# How do you find a_25 given a_n=(-1)^n(3n-2)?

Aug 22, 2017

See a solution process below:

#### Explanation:

Substitute $\textcolor{red}{25}$ for every occurrence of $\textcolor{red}{n}$ in ${a}_{n}$:

${a}_{\textcolor{red}{n}} = {\left(- 1\right)}^{\textcolor{red}{n}} \left(3 \textcolor{red}{n} - 2\right)$ becomes:

${a}_{\textcolor{red}{25}} = {\left(- 1\right)}^{\textcolor{red}{25}} \left(\left(3 \cdot \textcolor{red}{25}\right) - 2\right)$

$- {1}^{\text{even}}$ power = 1 ($- {1}^{2} = 1$; $- {1}^{4} = 1$)

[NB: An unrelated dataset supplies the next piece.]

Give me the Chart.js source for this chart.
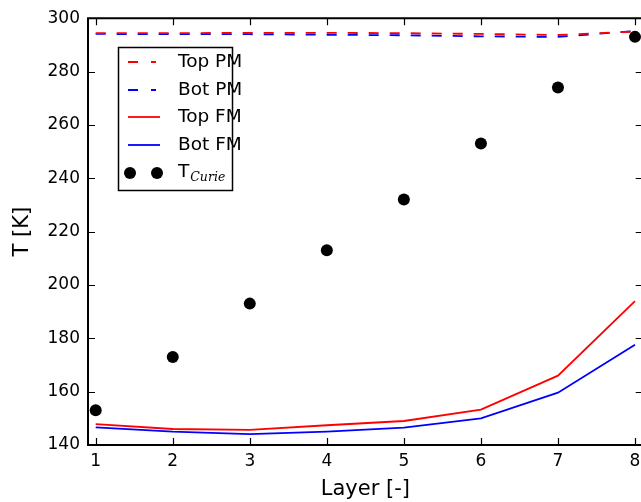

$- {1}^{\text{odd}}$ power = -1 ($- {1}^{3} = - 1$; $- {1}^{5} = 1$)

Therefore: $- {1}^{25} = - 1$

So we can rewrite as:

${a}_{\textcolor{red}{25}} = - 1 \left(\left(3 \cdot \textcolor{red}{25}\right) - 2\right)$

${a}_{\textcolor{red}{25}} = - 1 \left(75 - 2\right)$

${a}_{\textcolor{red}{25}} = - 1 \left(73\right)$

${a}_{\textcolor{red}{25}} = - 73$